The lien, as given by the act of 1891, is for moneys due for *271labor and services “ for any period not exceeding six months preceding the sale or transfer of the real or personal property, works, mines, mannfactories or other business, or other property connected therewith in carrying on the same, of said person,” etc.; and again it shall be “ a lien upon said real or personal property, mines, manufactories, other business or other properly in and about, or used in- carrying on said business, or in connection therewith,” etc.

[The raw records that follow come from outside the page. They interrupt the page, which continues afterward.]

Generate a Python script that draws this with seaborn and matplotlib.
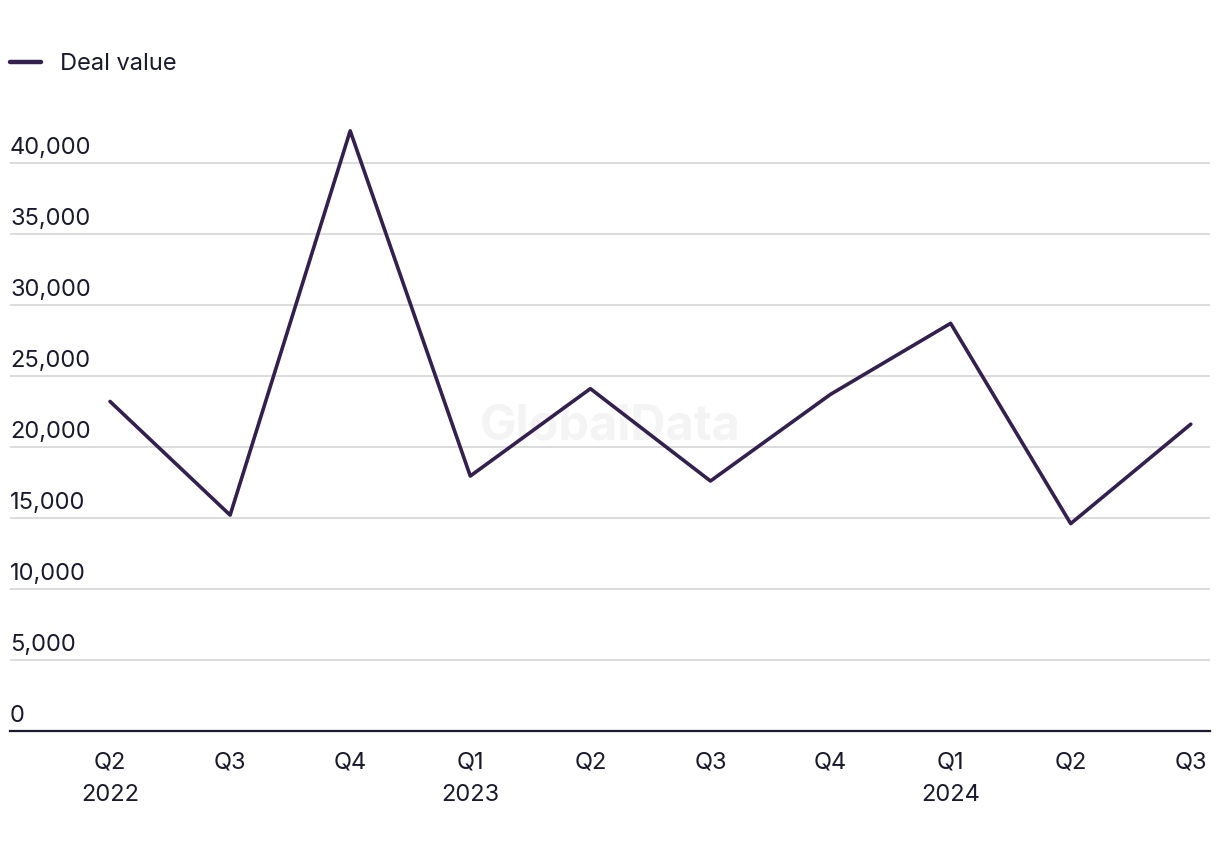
import pandas as pd
import matplotlib.pyplot as plt
import matplotlib.transforms as mtransforms
import seaborn as sns

# Quarterly deal value
quarters = ['Q2\n2022', 'Q3', 'Q4', 'Q1\n2023', 'Q2', 'Q3', 'Q4', 'Q1\n2024', 'Q2', 'Q3']
deal_value = [23200, 15200, 42250, 17950, 24100, 17600, 23700, 28700, 14600, 21600]
y_ticks = [0, 5000, 10000, 15000, 20000, 25000, 30000, 35000, 40000]

data = pd.DataFrame({'pos': range(len(quarters)), 'value': deal_value})

sns.set_theme(style='white')
plt.rcParams['font.family'] = ['Inter', 'DejaVu Sans']

line_color = '#33204f'
text_color = '#1a1a2e'

fig = plt.figure(figsize=(12.2, 8.52), dpi=100)
ax = fig.add_axes([10 / 1220, 1 - 731 / 852, 1200 / 1220, 625 / 852])

sns.lineplot(data=data, x='pos', y='value', ax=ax, color=line_color,
             linewidth=2.6, label='Deal value', zorder=3)

ax.set_xlim(-0.833, 9.16)
ax.set_ylim(0, 44000)
ax.set_yticks(y_ticks)
ax.set_yticklabels([f'{v:,}' for v in y_ticks])
ax.set_xticks(range(len(quarters)))
ax.set_xticklabels(quarters, linespacing=1.6)

ax.grid(axis='y', color='#d9d9d9', linewidth=1.3)
ax.grid(axis='x', visible=False)
for side in ['top', 'right', 'left']:
    ax.spines[side].set_visible(False)
ax.spines['bottom'].set_color(text_color)
ax.spines['bottom'].set_linewidth(1.6)
ax.spines['bottom'].set_zorder(4)

ax.tick_params(axis='y', length=0, pad=0, labelsize=17, labelcolor=text_color)
ax.tick_params(axis='x', length=0, pad=15, labelsize=17, labelcolor=text_color)
offset = mtransforms.ScaledTranslation(0, 3 / 72, fig.dpi_scale_trans)
for lbl in ax.get_yticklabels():
    lbl.set_horizontalalignment('left')
    lbl.set_verticalalignment('bottom')
    lbl.set_transform(lbl.get_transform() + offset)

ax.set_xlabel('')
ax.set_ylabel('')

# watermark
ax.text(0.5, 0.487, 'GlobalData', transform=ax.transAxes, ha='center', va='center',
        fontsize=35, fontweight='bold', color='#f4f4f4', zorder=1)

leg = ax.legend(loc='upper left', frameon=False, fontsize=17, handlelength=1.3,
                handletextpad=0.8, borderaxespad=0, borderpad=0)
leg.set_bbox_to_anchor((10 / 1220, 1 - 53 / 852), transform=fig.transFigure)
for line in leg.get_lines():
    line.set_linewidth(3.2)
for t in leg.get_texts():
    t.set_color(text_color)

fig.savefig('out.png', dpi=100)
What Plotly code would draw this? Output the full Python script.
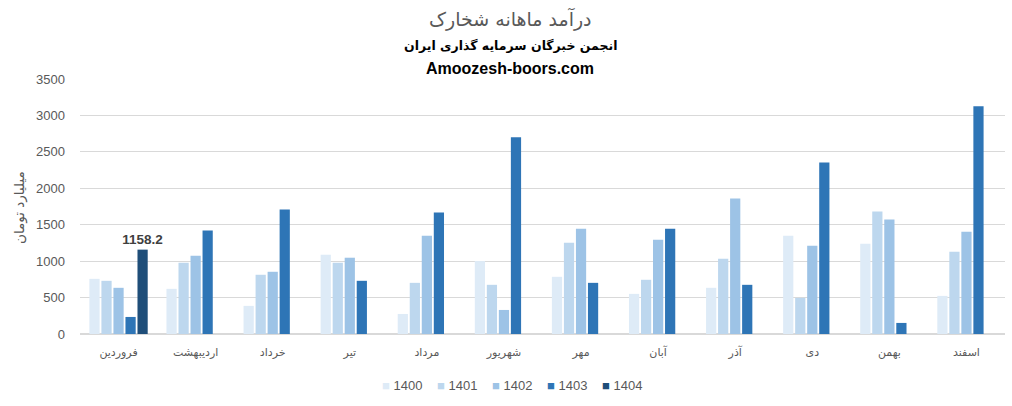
import plotly.graph_objects as go

months = ["فروردین", "اردیبهشت", "خرداد", "تیر", "مرداد", "شهریور",
          "مهر", "آبان", "آذر", "دی", "بهمن", "اسفند"]
years = ["1400", "1401", "1402", "1403", "1404"]
v1400 = [757, 620, 386, 1088, 275, 1001, 785, 551, 634, 1350, 1240, 523]
v1401 = [730, 978, 813, 978, 702, 675, 1253, 744, 1033, 496, 1681, 1129]
v1402 = [634, 1074, 854, 1047, 1350, 330, 1446, 1295, 1859, 1212, 1570, 1405]
v1403 = [234, 1419, 1708, 730, 1667, 2700, 702, 1446, 675, 2355, 152, 3127]
v1404 = [1158.2, None, None, None, None, None, None, None, None, None, None, None]
series = [v1400, v1401, v1402, v1403, v1404]
colors = ["#DEEBF7", "#BDD7EE", "#9DC3E6", "#2E75B6", "#1F4E79"]

W, H = 1012, 406
L, R, T, B = 80, 7, 79, 72
plot_w = W - L - R
plot_h = H - T - B

def px_x(x):
    return (x - L) / plot_w

def px_y(y):
    return (H - B - y) / plot_h

fig = go.Figure()
for name, vals, col in zip(years, series, colors):
    kw = {}
    if name == "1404":
        kw = dict(text=[("%.1f" % v) if v is not None else "" for v in vals],
                  textposition="outside", cliponaxis=False, constraintext="none",
                  textfont=dict(family="Liberation Sans", size=13.5, color="#404040"),
                  texttemplate="<b>%{text}</b>")
    fig.add_trace(go.Bar(name=name, x=months, y=vals, showlegend=False,
                         marker=dict(color=col, line=dict(width=0)), **kw))

fig.update_layout(
    width=W, height=H,
    margin=dict(l=L, r=R, t=T, b=B, autoexpand=False),
    paper_bgcolor="white", plot_bgcolor="white",
    barmode="group", bargap=0.22, bargroupgap=0.15,
    font=dict(family="Liberation Sans, DejaVu Sans", color="#595959", size=12),
    showlegend=False,
    xaxis=dict(showgrid=False, showline=True, linecolor="#D9D9D9", ticks="", automargin=False,
               ticklabelstandoff=8,
               tickfont=dict(family="DejaVu Sans", size=11, color="#595959")),
    yaxis=dict(range=[0, 3500], dtick=500, showgrid=True, gridcolor="#D9D9D9", automargin=False,
               zeroline=True, zerolinecolor="#D9D9D9", ticks="", ticklabelstandoff=14,
               tickfont=dict(size=13, color="#595959")),
)

# y-axis title
fig.add_annotation(text="میلیارد تومان", x=px_x(19), y=px_y(207), xref="paper", yref="paper",
                   xanchor="center", yanchor="middle", textangle=-90, showarrow=False,
                   font=dict(family="DejaVu Sans", size=13.5, color="#595959"))

cx = px_x(510)
fig.add_annotation(text="درآمد ماهانه شخارک", x=cx, y=px_y(19), xref="paper", yref="paper",
                   yanchor="middle", showarrow=False,
                   font=dict(family="DejaVu Sans", size=19, color="#595959"))
fig.add_annotation(text="<b>انجمن خبرگان سرمایه گذاری ایران</b>", x=cx, y=px_y(45),
                   xref="paper", yref="paper", yanchor="middle", showarrow=False,
                   font=dict(family="DejaVu Sans", size=12.5, color="#000000"))
fig.add_annotation(text="<b>Amoozesh-boors.com</b>", x=cx, y=px_y(69),
                   xref="paper", yref="paper", yanchor="middle", showarrow=False,
                   font=dict(family="Liberation Sans", size=16, color="#000000"))

# legend (built from the same years / colours)
for i, (name, col) in enumerate(zip(years, colors)):
    fig.add_annotation(
        text="<span style='color:%s'>■</span> %s" % (col, name),
        x=px_x(380 + 55 * i), y=px_y(385), xref="paper", yref="paper",
        xanchor="left", yanchor="middle", showarrow=False,
        font=dict(family="Liberation Sans", size=13, color="#595959"))

fig.write_html("out.html", config={"displayModeBar": False},
               post_script="document.body.style.margin='0';")
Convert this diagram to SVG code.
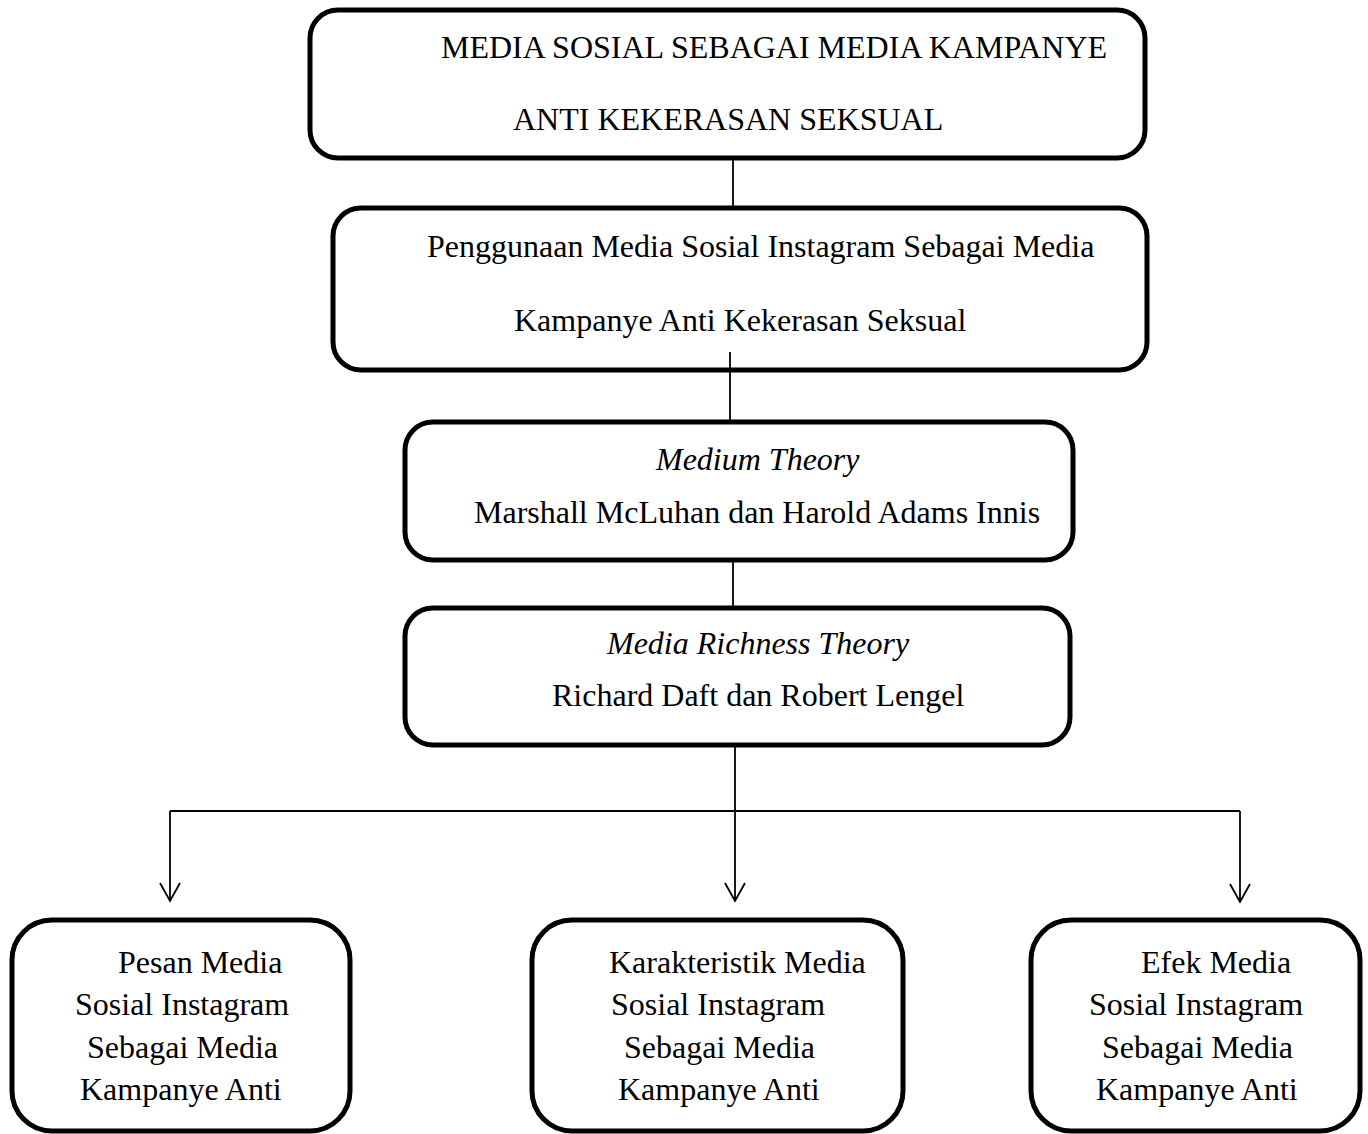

The property, subject to the lien, must be used in connection with or in carrying on the business or purpose to which the property is devoted: Gibbs & Sterrett’s Appeal, 100 Pa. 528. Whether the work for which wages are claimed was done in the prosecution of. some business or continuing purpose or enterprise, is an important test of the right to lien and preference. Labor or services rendered in original equipment or construction are not within the provision of the act: Maurer’s Appeal, 3 Pa. Superior Ct. 601; Llewellyn’s Appeal, 103 Pa. 458. This is an important distinction. It still obtains. In the present case, however, it does not deprive the labor claimants of their right, inasmuch as the Hulings Brothers were using the property sold “ generally in their business as contractors,” and the work, for which lien for wages is asserted, was performed in connection with their general business.
Having ascertained that the employees claiming the fund now in court, are such as are entitled to the benefits of priority, it remains only to determine whether the right rises higher than that of the execution creditors, whose writs have produced the fund. The amendment of 1891 clearly contemplates such a priority, in that it treats of the sale of property sold “ by execution or otherwise,” and explicitly provides that the claims for wages for labor “ shall be preferred and first paid out of the proceeds of the sale of such real and personal property.”
The only lien, which is preserved as a preference, is that of mortgages or judgments entered before the labor is performed. This is done by section 4 of the original act of 1872.
The assignments of error must, therefore, be sustained. The decree is reversed and the record remitted that distribution may be made in accordance with the views herein expressed.